“She’s sleeping,” the security guard said on her walkie talkie as she edged closer. “I’m gonna wake her-“
With that, the woman slouched over the table began to rouse. Sleepy but not sleeping, and resentful for being denied the chance, she lifted her earbud-dangled head, cocked it and blinked angrily at the security guard.
“She’s awake,” the security guard said into her walkie talkie, wheeling around to walk the other way. “She’s not sleeping.”
Along Michigan Avenue, where the rich don’t shop (because who does that in person nowadays, darling?) there is a fancy pants mall with a fancy pants escalator that goes up four fancy flights, some of which sell pants, to a fancy pants food court mostly inhabited by lunching young women who work at the stores.
And past the common area, where tables lay scattered amid downward escalators and Coast Burgers mingle with Panda Expresses and Jimmys John, there’s a darkened offshoot.

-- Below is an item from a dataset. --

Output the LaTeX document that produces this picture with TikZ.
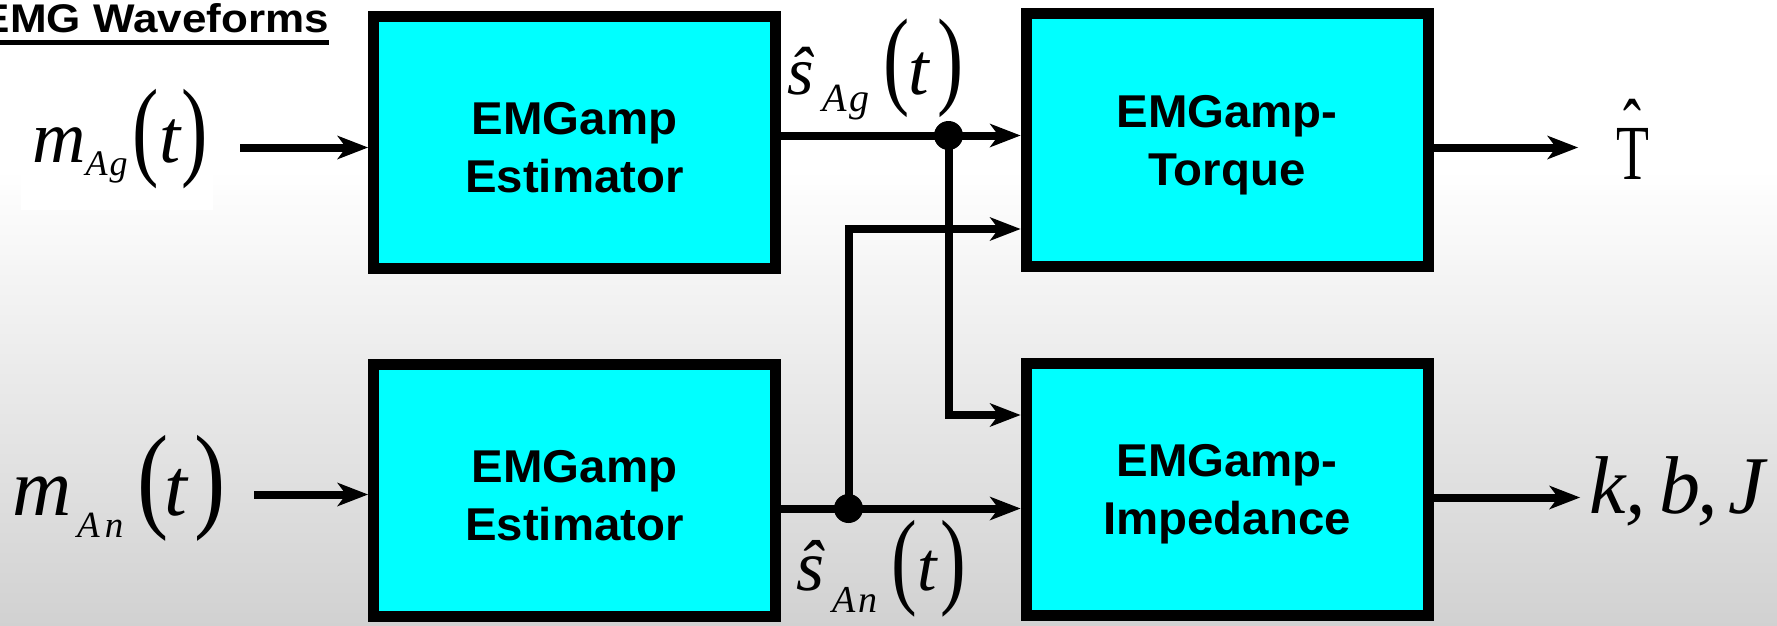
\documentclass[tikz,border=0pt]{standalone}
\usepackage{fontspec}
\usepackage{graphicx}
\setmainfont{Liberation Serif}
\newfontfamily\sansfont{Liberation Sans}
\usetikzlibrary{arrows.meta}
\definecolor{boxcyan}{RGB}{0,255,255}
\newcommand{\fs}[1]{\fontsize{#1}{#1}\selectfont}
\newcommand{\sqz}[3]{\scalebox{#1}[1]{\fs{#2}#3}}
\newcommand{\xstr}[1]{\scalebox{1.03}[1]{#1}}
\newcommand{\strt}{\rule{0pt}{42pt}}
\tikzset{
  blk/.style={draw=black, fill=boxcyan, line width=11pt, minimum width=402pt,
    minimum height=252pt, inner sep=0pt, align=center,
    font=\sansfont\bfseries\fontsize{46}{58}\selectfont},
  conn/.style={draw=black, line width=8pt,
    -{Stealth[length=31pt,width=24pt,inset=9pt,line width=0pt]}},
  dot/.style={circle, fill=black, inner sep=0pt, minimum size=29pt},
  lbl/.style={inner sep=0pt, anchor=base west}
}
\begin{document}
\begin{tikzpicture}[x=1pt,y=-1pt]
\useasboundingbox (0,0) rectangle (1777,626);
% background
\fill[white] (0,0) rectangle (1777,171);
\shade[top color=white, bottom color=black!18] (0,170) rectangle (1777,626);
\fill[white] (21,80) rectangle (213,210);

% title
\node[inner sep=0pt, anchor=base east] (emg) at (329,33)
  {\scalebox{1.1}[1]{\sansfont\bfseries\fs{40}EMG Waveforms}};
\draw[line width=4.5pt] ([yshift=-9.5pt]emg.base west) -- ([yshift=-9.5pt]emg.base east);

% blocks
\node[blk] (b1) at (574.5,142.5) {\strt\xstr{EMGamp}\\\xstr{Estimator}};
\node[blk] (b2) at (1227,140) {\strt\xstr{EMGamp-}\\\xstr{Torque}};
\node[blk] (b3) at (574.5,490.5) {\strt\xstr{EMGamp}\\\xstr{Estimator}};
\node[blk] (b4) at (1227,489) {\strt\xstr{EMGamp-}\\\xstr{Impedance}};

% labels
\node[lbl] (mAg) at (32,162)
  {{\fs{74}\itshape m}\raisebox{-13pt}{\fs{36}\itshape A\kern2pt g}\kern5pt\raisebox{-3pt}{\sqz{0.72}{110}{(}}{\fs{76}\itshape t}\kern1pt\raisebox{-3pt}{\sqz{0.72}{110}{)}}};
\node[lbl] (mAn) at (12,515)
  {{\fs{82}\itshape m}\kern5.8pt\raisebox{-22pt}{\fs{37}\itshape A\kern5pt n}\kern14pt\raisebox{-1pt}{\sqz{0.8}{117}{(}}\kern-3.5pt{\fs{82}\itshape t}\kern6.5pt\raisebox{-1pt}{\sqz{0.8}{117}{)}}};
\node[lbl] (sAg) at (787,95)
  {{\fs{68}\itshape ŝ}\kern8.5pt\raisebox{-17pt}{\fs{40}\itshape A\kern3pt g}\kern14pt{\sqz{0.72}{109}{(}}\kern-1pt{\fs{74}\itshape t}\kern8pt{\sqz{0.72}{109}{)}}};
\node[lbl] (sAn) at (796,590)
  {{\fs{72}\itshape ŝ}\kern8pt\raisebox{-22pt}{\fs{38}\itshape A\kern3pt n}\kern14pt\raisebox{-4pt}{\sqz{0.72}{107}{(}}{\fs{70}\itshape t}\kern4pt\raisebox{-4pt}{\sqz{0.72}{107}{)}}};
\node[lbl] (That) at (1616,179)
  {\scalebox{0.69}[1]{\fs{78}\setbox0=\hbox{T}\rlap{\hbox to\wd0{\hss\raisebox{26pt}{\char"02C6}\hss}}\box0}};
\node[lbl] (kbJ) at (1589,513)
  {\fs{82}\itshape k,\kern13pt b\kern-2.5pt,\kern10pt J};

% junction dots
\node[dot] (d1) at (948.5,135.5) {};
\node[dot] (d2) at (848.5,508.5) {};

% connector coordinates
\coordinate (inA) at (240,147.5);
\coordinate (inN) at (254,494.5);
\coordinate (rowA) at (0,135.5);
\coordinate (rowN) at (0,508.5);
\coordinate (brA) at (0,415);
\coordinate (brN) at (0,229);
\coordinate (outT) at (1578,147.5);
\coordinate (outK) at (1580,497.5);

% connectors
\draw[conn] (inA) -- (inA -| b1.west);
\draw[conn] (inN) -- (inN -| b3.west);
\draw[conn] (b1.east |- rowA) -- (b2.west |- rowA);
\draw[conn] (b3.east |- rowN) -- (b4.west |- rowN);
\draw[conn] (d1.center) |- (b4.west |- brA);
\draw[conn] (d2.center) |- (b2.west |- brN);
\draw[conn] (b2.east |- outT) -- (outT);
\draw[conn] (b4.east |- outK) -- (outK);
\end{tikzpicture}
\end{document}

The room to the side looks like it should be for a restaurant, but isn’t. It’s more common area, filled with tables for people who took the extra second to look before grabbing a jostling spot by the Habanero Fresh Mexican Grill or Potbelly.
It’s quieter there. An old man reads a newspaper. Two young women chatter. Art on the walls portrays Chicago scenes, but it’s a darker, lonelier place where a woman with earbuds can almost take a nap and I can steal free WiFi for many, many hours.
It’s a place for the wealthy where no one’s rich. It’s a backwater eddy on this river of commerce where people can sit in a food court, hiding the fact they bought no food. It’s a place to sneak away, to slip between the cracks and get resentful when your hiding becomes so obvious security is called.
The sleeping-not-sleeping woman was mid-40s, either Latina or white and very, very tired. We had been sitting facing each other, me on my laptop and she listening to an iPod as her tired head kept bobbing, bobbing, bobbing down.
She glared angrily at the retreating guard, then wryly at me. It was a simple look, the “what the hell was that did you see that what the hell was that” we’ve all shot a stranger at one point in our lives.
The moment lasted too long. She stared me in the eyes. Two. Three. Four. Five. Six. Waiting for validation. Validation from a man who had no more connection than also wanting to hide for free.
She had been caught sneaking away from the world and she wanted a stranger to tell her it was OK.
I smiled and shrugged to break the standoff. She smiled back and rested her head in her hands. Her head bobbed, bobbed, bobbed down.